When confronted by an evidentiary gap, a court has two broad choices. First, it can dismiss the case on the grounds that claimants failed to discharge the burden of proof resting upon them. Most common-law legal systems including South Africa, subscribe to the principle that he who alleges must prove.

A second choice for the court is to resort to what some call judicial engineering. This term encompasses several things such as introduction of a new liability rule, reformulating an existing rule, or providing a different interpretation.

All these dimensions have the same objective – to avoid a situation where a claimant goes uncompensated. In cases such as the one facing Tiger Brands, judicial engineering is highly likely because of the consumer-protection pressures involved.

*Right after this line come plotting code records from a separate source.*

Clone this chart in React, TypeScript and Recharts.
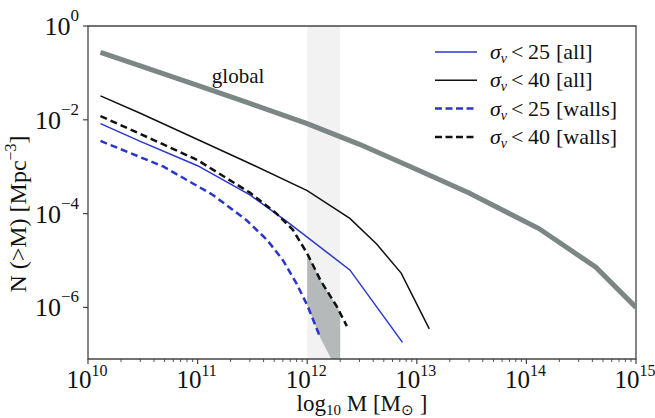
import React from 'react';
import {
  ComposedChart, Line, Area, XAxis, YAxis, ReferenceArea, ReferenceDot, Legend, Label,
} from 'recharts';

const FONT = '"Liberation Serif", "Times New Roman", serif';

// ---- data (mass in M_sun, number density in Mpc^-3) ----
const globalM = [1.3e10, 3e10, 1e11, 3e11, 1e12, 3e12, 1e13, 3e13, 1.3e14, 4.3e14, 1e15];
const globalN = [0.275, 0.141, 0.054, 0.0224, 0.0083, 0.003, 8.7e-4, 2.75e-4, 4.8e-5, 7.2e-6, 1.0e-6];

const sig40AllM = [1.3e10, 3e10, 1e11, 3e11, 1e12, 2.45e12, 4.3e12, 7.2e12, 1.3e13];
const sig40AllN = [0.0324, 0.0138, 0.0038, 1.17e-3, 3.1e-4, 7.9e-5, 2.24e-5, 5.4e-6, 3.5e-7];

const sig25AllM = [1.3e10, 3e10, 1e11, 3e11, 6.5e11, 2.45e12, 7.4e12];
const sig25AllN = [8.3e-3, 3.47e-3, 1.05e-3, 2.5e-4, 6.8e-5, 6.3e-6, 1.8e-7];

const sig40WallsM = [1.3e10, 3e10, 1e11, 3e11, 5.2e11, 7.4e11, 1e12, 1.32e12, 1.86e12, 2.3e12];
const sig40WallsN = [0.012, 5.0e-3, 1.38e-3, 2.8e-4, 1.02e-4, 4.5e-5, 1.41e-5, 3.8e-6, 1.05e-6, 4.0e-7];

const sig25WallsM = [1.3e10, 4.9e10, 1.38e11, 2.8e11, 4.3e11, 6.0e11, 8.0e11, 1e12, 1.32e12];
const sig25WallsN = [3.55e-3, 1.0e-3, 2.5e-4, 7.2e-5, 2.75e-5, 1.02e-5, 3.2e-6, 1.12e-6, 2.24e-7];

// shaded region between the two walls curves inside the 1e12 - 2e12 band
const shadeM = [1e12, 1.32e12, 1.66e12, 1.86e12, 2e12];
const shadeUpper = [1.41e-5, 3.8e-6, 1.6e-6, 1.05e-6, 7.6e-7];
const shadeLower = [1.12e-6, 2.24e-7, 7.9e-8, 7.9e-8, 7.9e-8];

const bandM = [1e12, 2e12];

const xMajorTicks = [1e10, 1e11, 1e12, 1e13, 1e14, 1e15];
const yMajorTicks = [1, 1e-2, 1e-4, 1e-6];
const xDomain = [1e10, 1e15];
const yDomain = [Math.pow(10, -7.1), 1];

const legendSigma = ['25', '40', '25', '40'];
const legendGroup = ['[all]', '[all]', '[walls]', '[walls]'];

const BLUE = '#2a36c9';
const BLACK = '#111111';
const GREY = '#7c8785';

const xMinorTicks: number[] = [];
for (let d = 10; d < 15; d++) for (let k = 2; k <= 9; k++) xMinorTicks.push(k * Math.pow(10, d));
const xTicks = [...xMajorTicks, ...xMinorTicks];

const toRows = (m: number[], n: number[]) => m.map((v, i) => ({ m: v, n: n[i] }));
const globalData = toRows(globalM, globalN);
const sig40AllData = toRows(sig40AllM, sig40AllN);
const sig25AllData = toRows(sig25AllM, sig25AllN);
const sig40WallsData = toRows(sig40WallsM, sig40WallsN);
const sig25WallsData = toRows(sig25WallsM, sig25WallsN);
const shadeData = shadeM.map((v, i) => ({ m: v, range: [shadeLower[i], shadeUpper[i]] }));

const legendStyles = [
  { color: BLUE, dash: undefined, width: 1.5 },
  { color: BLACK, dash: undefined, width: 1.5 },
  { color: BLUE, dash: '7 3.5', width: 2.5 },
  { color: BLACK, dash: '7 3.5', width: 2.5 },
];

const XTick = (props: any) => {
  const { x, y, payload } = props;
  const v = payload.value;
  const e = Math.log10(v);
  const major = Math.abs(e - Math.round(e)) < 1e-6;
  return (
    <g>
      <line x1={x} x2={x} y1={y} y2={y + (major ? 5 : 3)} stroke="#444" strokeWidth={major ? 1.2 : 0.9} />
      {major && (
        <text x={x - 1} y={y + 29} textAnchor="middle" fontFamily={FONT} fontSize={25} fill="#111">
          10<tspan dy={-12} fontSize={16}>{Math.round(e)}</tspan>
        </text>
      )}
    </g>
  );
};

const YTick = (props: any) => {
  const { x, y, payload } = props;
  const e = Math.round(Math.log10(payload.value));
  const lab = e < 0 ? '\u2212' + String(-e) : String(e);
  return (
    <g>
      <line x1={x - 5} x2={x} y1={y} y2={y} stroke="#444" strokeWidth={1.2} />
      <text x={x - 9} y={y + 9} textAnchor="end" fontFamily={FONT} fontSize={26} fill="#111">
        10<tspan dy={-14} fontSize={17}>{lab}</tspan>
      </text>
    </g>
  );
};

const renderLegend = () => (
  <svg width={225} height={120}>
    {legendSigma.map((s, i) => {
      const cy = 18 + i * 28.3;
      const st = legendStyles[i];
      return (
        <g key={i}>
          <line x1={10} x2={52} y1={cy} y2={cy} stroke={st.color} strokeWidth={st.width} strokeDasharray={st.dash} />
          <text x={65} y={cy + 7} fontFamily={FONT} fontSize={22} fill="#111">
            <tspan fontStyle="italic">σ</tspan>
            <tspan fontStyle="italic" fontSize={14} dy={4}>v</tspan>
            <tspan x={86} dy={-4}>&lt;</tspan>
            <tspan x={103}>{s}</tspan>
            <tspan x={131}>{legendGroup[i]}</tspan>
          </text>
        </g>
      );
    })}
  </svg>
);

export default function App() {
  return (
    <div style={{ position: 'absolute', left: 0, top: 0, width: 655, height: 418, background: '#fff' }}>
      <ComposedChart width={655} height={418} margin={{ top: 26, right: 19, bottom: 0, left: 0 }}>
        <XAxis
          dataKey="m"
          type="number"
          scale="log"
          domain={xDomain}
          allowDataOverflow
          ticks={xTicks}
          interval={0}
          tick={<XTick />}
          tickLine={false}
          tickSize={0}
          tickMargin={0}
          axisLine={false}
          height={59}
        >
          <Label
            content={() => (
              <text x={362} y={411} textAnchor="middle" fontFamily={FONT} fontSize={23} fill="#111">
                log<tspan fontSize={15} dy={4}>10</tspan>
                <tspan dy={-4}> M [M</tspan>
                <tspan fontSize={15} dy={4}>⊙</tspan>
                <tspan dy={-4}> ]</tspan>
              </text>
            )}
          />
        </XAxis>
        <YAxis
          type="number"
          scale="log"
          domain={yDomain}
          allowDataOverflow
          ticks={yMajorTicks}
          interval={0}
          tick={<YTick />}
          tickLine={false}
          tickSize={0}
          tickMargin={0}
          axisLine={false}
          width={88}
        >
          <Label
            content={() => (
              <text
                x={26}
                y={214}
                transform="rotate(-90 26 214)"
                textAnchor="middle"
                fontFamily={FONT}
                fontSize={24}
                fill="#111"
              >
                N (&gt;M) [Mpc<tspan fontSize={16} dy={-10}>−3</tspan>
                <tspan dy={10}>]</tspan>
              </text>
            )}
          />
        </YAxis>

        <ReferenceArea x1={bandM[0]} x2={bandM[1]} y1={yDomain[0]} y2={yDomain[1]} fill="#f2f2f2" fillOpacity={1} stroke="none" />

        <Area
          data={shadeData}
          dataKey="range"
          type="linear"
          fill="#b5b9b9"
          fillOpacity={1}
          stroke="none"
          isAnimationActive={false}
          dot={false}
          activeDot={false}
        />

        <Line data={sig25AllData} dataKey="n" type="linear" stroke={BLUE} strokeWidth={1.5} dot={false} activeDot={false} isAnimationActive={false} />
        <Line data={sig40AllData} dataKey="n" type="linear" stroke={BLACK} strokeWidth={1.5} dot={false} activeDot={false} isAnimationActive={false} />
        <Line data={sig25WallsData} dataKey="n" type="linear" stroke={BLUE} strokeWidth={2.5} strokeDasharray="7 4" dot={false} activeDot={false} isAnimationActive={false} />
        <Line data={sig40WallsData} dataKey="n" type="linear" stroke={BLACK} strokeWidth={2.5} strokeDasharray="7 4" dot={false} activeDot={false} isAnimationActive={false} />
        <Line data={globalData} dataKey="n" type="linear" stroke={GREY} strokeWidth={5} dot={false} activeDot={false} isAnimationActive={false} />

        <ReferenceDot
          x={2.34e11}
          y={0.088}
          r={1}
          fill="none"
          stroke="none"
          label={{ value: 'global', position: 'center', fontSize: 21, fill: '#111', fontFamily: FONT }}
        />

        <ReferenceArea x1={xDomain[0]} x2={xDomain[1]} y1={yDomain[0]} y2={yDomain[1]} fill="none" stroke="#444" strokeWidth={1.3} />

        <Legend
          layout="vertical"
          align="center"
          verticalAlign="middle"
          content={renderLegend}
          wrapperStyle={{ position: 'absolute', left: 425, top: 34, width: 225 }}
        />
      </ComposedChart>
    </div>
  );
}
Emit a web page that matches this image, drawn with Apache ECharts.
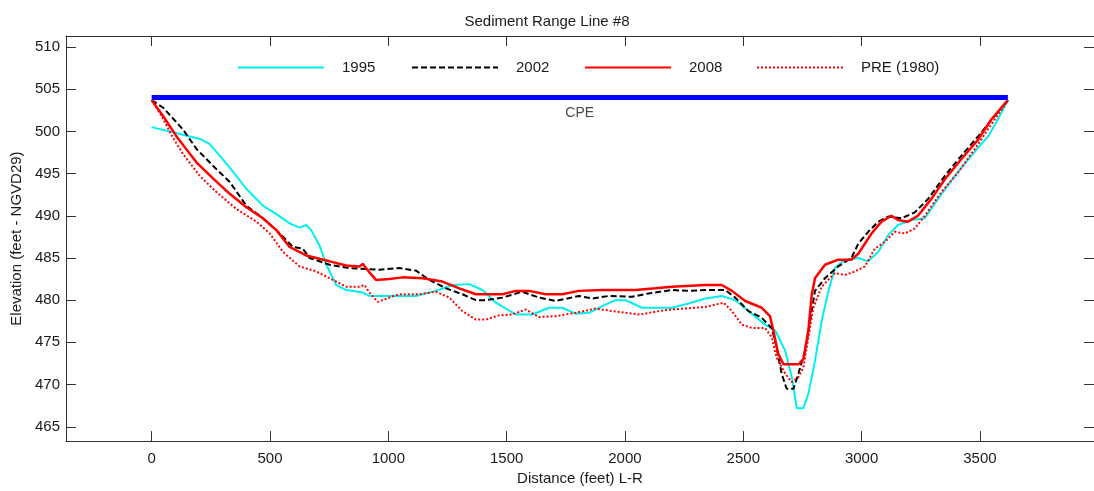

This prediction is not devoid of empirical evidence.

When mass claims arising from injury and death from asbestos started to rise in the 1950s, courts in the United Kingdom introduced new liability rules such as the “material contribution” rule and the “materially contributing to the risk of injury” rule to overcome evidentiary gaps.

A similar trend emerged in the US at the height of asbestos claims starting in the 1970s. American courts introduced rules such as the “injury in fact” rule that allowed functionally unimpaired claimants to file claims.

This resulted in many asbestos companies and their insurers facing liability they could not have foreseen. In the process, many companies that faced a floodgate of claims under the reinvented liability rules filed for bankruptcy under the Chapter 11 legislation.

It remains to be seen how the Tiger Brands class action plays out. Often these cases end up being settled out of court, because not many companies want to be tied to litigation that may take years to conclude. Even then, class actions are notorious for the low amounts paid out per capita that they yield. The money that actually ends up in the pocket of each claimant is often not worth the preceding wrangle.